Using next year’s qualification criteria, Kirk wouldn’t have been qualified for this week’s event at Arnie’s Place or most of the other designated events – not without his PGA National performance.

He didn’t finish last season inside the top 50 on the season-ending FedExCup points list, he didn’t rank inside the top 30 in the world ranking and he wasn’t among the top 10 players from this year’s FedExCup list. It all makes Kirk the answer to the most common question on Tour following Wednesday’s announcement – how do you play your way into the designated events?

“I’m still trying to wrap my head around and decide if I like it or don’t like it. When I first heard it, I don’t like the idea of taking away playing opportunities from fully exempt Tour players but it’s starting to make more sense to me,” Kirk admitted.

The anxiety is real among Tour players, and it’s worth noting that the vast majority of the 120 players in this week’s opposite-field event in Puerto Rico are probably less than enthused with the changes.

There’s also the very real sense that the Tour, which was driven to these dramatic changes by LIV Golf and a funding source (the Public Investment Fund of the Kingdom of Saudi Arabia) that unraveled the economics of professional golf.
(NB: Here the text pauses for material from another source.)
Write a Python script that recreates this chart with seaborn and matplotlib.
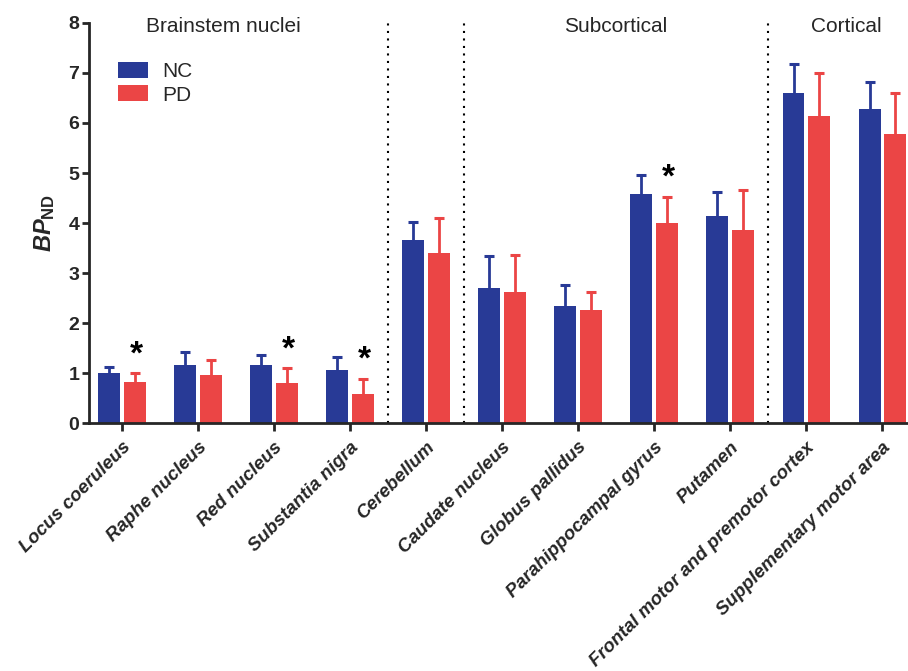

“Like the FedExCup, that wasn't right the first time, it wasn't right after 10 years, it wasn't,” Spieth said. “There were changes there that six, seven years in you didn't really notice what people were upset about when it started. I think you're looking at doing the same thing here, but trying to look 10 years in advance, make sure that we're getting closer to what everyone is going to be happy with there.”

Spieth also echoed what has become something of the circuit’s new mission statement, “The whole point is trying to get the best players in the world playing as often as possible on the PGA Tour in the same events,” he said.

The challenge for the Tour will be balancing how to hold that upper class together while still giving legitimate access to those in the middle. But if the last 96 hours are any indication, the beta test is off to a good start.